** START Source data **
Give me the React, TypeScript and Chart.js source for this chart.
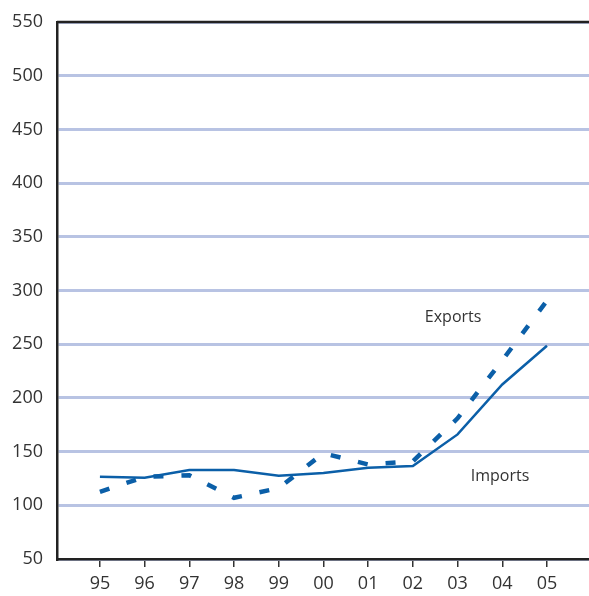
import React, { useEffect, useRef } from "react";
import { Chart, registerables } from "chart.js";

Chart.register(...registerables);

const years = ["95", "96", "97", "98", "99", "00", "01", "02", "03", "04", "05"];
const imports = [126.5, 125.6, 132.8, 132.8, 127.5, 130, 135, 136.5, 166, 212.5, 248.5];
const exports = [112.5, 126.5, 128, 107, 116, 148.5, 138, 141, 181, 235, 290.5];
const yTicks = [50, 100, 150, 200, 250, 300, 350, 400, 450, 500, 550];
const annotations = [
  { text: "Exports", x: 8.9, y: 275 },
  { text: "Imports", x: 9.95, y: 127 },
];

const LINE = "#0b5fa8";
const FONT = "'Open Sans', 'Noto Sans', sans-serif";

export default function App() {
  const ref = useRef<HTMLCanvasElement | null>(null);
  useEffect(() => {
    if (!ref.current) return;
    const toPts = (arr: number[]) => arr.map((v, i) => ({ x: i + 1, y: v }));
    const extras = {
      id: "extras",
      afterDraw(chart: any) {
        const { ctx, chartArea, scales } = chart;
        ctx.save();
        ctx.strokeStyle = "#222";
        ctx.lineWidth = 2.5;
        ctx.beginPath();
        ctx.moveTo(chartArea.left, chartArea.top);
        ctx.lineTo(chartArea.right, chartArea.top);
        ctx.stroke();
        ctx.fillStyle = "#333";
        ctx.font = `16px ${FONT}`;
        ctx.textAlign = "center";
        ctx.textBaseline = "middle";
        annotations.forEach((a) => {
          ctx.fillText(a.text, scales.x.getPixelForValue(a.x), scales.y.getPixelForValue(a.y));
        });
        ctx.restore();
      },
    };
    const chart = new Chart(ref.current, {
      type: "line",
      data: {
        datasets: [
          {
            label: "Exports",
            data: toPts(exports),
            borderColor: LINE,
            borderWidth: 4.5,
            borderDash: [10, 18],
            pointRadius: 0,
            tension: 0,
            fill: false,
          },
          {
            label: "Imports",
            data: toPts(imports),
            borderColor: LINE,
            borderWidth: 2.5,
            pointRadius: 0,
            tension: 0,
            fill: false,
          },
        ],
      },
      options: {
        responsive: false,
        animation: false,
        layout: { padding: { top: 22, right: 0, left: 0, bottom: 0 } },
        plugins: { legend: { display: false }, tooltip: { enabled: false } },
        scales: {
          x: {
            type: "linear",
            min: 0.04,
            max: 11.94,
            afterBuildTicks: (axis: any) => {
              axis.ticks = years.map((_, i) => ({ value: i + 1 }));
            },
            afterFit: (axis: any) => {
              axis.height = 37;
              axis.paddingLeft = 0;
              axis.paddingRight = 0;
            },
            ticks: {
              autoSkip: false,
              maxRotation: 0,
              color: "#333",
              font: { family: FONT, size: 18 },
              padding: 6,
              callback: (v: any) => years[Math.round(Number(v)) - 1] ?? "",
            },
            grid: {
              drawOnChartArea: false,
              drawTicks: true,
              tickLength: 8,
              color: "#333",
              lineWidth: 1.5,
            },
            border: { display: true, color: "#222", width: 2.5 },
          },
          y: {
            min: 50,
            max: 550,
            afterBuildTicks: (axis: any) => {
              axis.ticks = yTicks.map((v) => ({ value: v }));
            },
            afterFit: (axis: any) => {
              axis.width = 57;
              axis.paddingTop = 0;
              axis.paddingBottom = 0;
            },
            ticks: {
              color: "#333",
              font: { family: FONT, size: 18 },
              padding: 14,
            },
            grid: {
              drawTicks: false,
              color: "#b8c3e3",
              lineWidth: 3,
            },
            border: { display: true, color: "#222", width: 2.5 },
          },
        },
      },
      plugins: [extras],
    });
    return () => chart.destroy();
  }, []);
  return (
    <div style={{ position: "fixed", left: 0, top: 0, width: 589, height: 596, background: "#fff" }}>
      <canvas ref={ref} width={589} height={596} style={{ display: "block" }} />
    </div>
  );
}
** END Source data **
*Aim*:
Repeat the material verbatim. Do not carry over any picture.

*Full output*:
Give me the React, TypeScript and Chart.js source for this chart.
import React, { useEffect, useRef } from "react";
import { Chart, registerables } from "chart.js";

Chart.register(...registerables);

const years = ["95", "96", "97", "98", "99", "00", "01", "02", "03", "04", "05"];
const imports = [126.5, 125.6, 132.8, 132.8, 127.5, 130, 135, 136.5, 166, 212.5, 248.5];
const exports = [112.5, 126.5, 128, 107, 116, 148.5, 138, 141, 181, 235, 290.5];
const yTicks = [50, 100, 150, 200, 250, 300, 350, 400, 450, 500, 550];
const annotations = [
  { text: "Exports", x: 8.9, y: 275 },
  { text: "Imports", x: 9.95, y: 127 },
];

const LINE = "#0b5fa8";
const FONT = "'Open Sans', 'Noto Sans', sans-serif";

export default function App() {
  const ref = useRef<HTMLCanvasElement | null>(null);
  useEffect(() => {
    if (!ref.current) return;
    const toPts = (arr: number[]) => arr.map((v, i) => ({ x: i + 1, y: v }));
    const extras = {
      id: "extras",
      afterDraw(chart: any) {
        const { ctx, chartArea, scales } = chart;
        ctx.save();
        ctx.strokeStyle = "#222";
        ctx.lineWidth = 2.5;
        ctx.beginPath();
        ctx.moveTo(chartArea.left, chartArea.top);
        ctx.lineTo(chartArea.right, chartArea.top);
        ctx.stroke();
        ctx.fillStyle = "#333";
        ctx.font = `16px ${FONT}`;
        ctx.textAlign = "center";
        ctx.textBaseline = "middle";
        annotations.forEach((a) => {
          ctx.fillText(a.text, scales.x.getPixelForValue(a.x), scales.y.getPixelForValue(a.y));
        });
        ctx.restore();
      },
    };
    const chart = new Chart(ref.current, {
      type: "line",
      data: {
        datasets: [
          {
            label: "Exports",
            data: toPts(exports),
            borderColor: LINE,
            borderWidth: 4.5,
            borderDash: [10, 18],
            pointRadius: 0,
            tension: 0,
            fill: false,
          },
          {
            label: "Imports",
            data: toPts(imports),
            borderColor: LINE,
            borderWidth: 2.5,
            pointRadius: 0,
            tension: 0,
            fill: false,
          },
        ],
      },
      options: {
        responsive: false,
        animation: false,
        layout: { padding: { top: 22, right: 0, left: 0, bottom: 0 } },
        plugins: { legend: { display: false }, tooltip: { enabled: false } },
        scales: {
          x: {
            type: "linear",
            min: 0.04,
            max: 11.94,
            afterBuildTicks: (axis: any) => {
              axis.ticks = years.map((_, i) => ({ value: i + 1 }));
            },
            afterFit: (axis: any) => {
              axis.height = 37;
              axis.paddingLeft = 0;
              axis.paddingRight = 0;
            },
            ticks: {
              autoSkip: false,
              maxRotation: 0,
              color: "#333",
              font: { family: FONT, size: 18 },
              padding: 6,
              callback: (v: any) => years[Math.round(Number(v)) - 1] ?? "",
            },
            grid: {
              drawOnChartArea: false,
              drawTicks: true,
              tickLength: 8,
              color: "#333",
              lineWidth: 1.5,
            },
            border: { display: true, color: "#222", width: 2.5 },
          },
          y: {
            min: 50,
            max: 550,
            afterBuildTicks: (axis: any) => {
              axis.ticks = yTicks.map((v) => ({ value: v }));
            },
            afterFit: (axis: any) => {
              axis.width = 57;
              axis.paddingTop = 0;
              axis.paddingBottom = 0;
            },
            ticks: {
              color: "#333",
              font: { family: FONT, size: 18 },
              padding: 14,
            },
            grid: {
              drawTicks: false,
              color: "#b8c3e3",
              lineWidth: 3,
            },
            border: { display: true, color: "#222", width: 2.5 },
          },
        },
      },
      plugins: [extras],
    });
    return () => chart.destroy();
  }, []);
  return (
    <div style={{ position: "fixed", left: 0, top: 0, width: 589, height: 596, background: "#fff" }}>
      <canvas ref={ref} width={589} height={596} style={{ display: "block" }} />
    </div>
  );
}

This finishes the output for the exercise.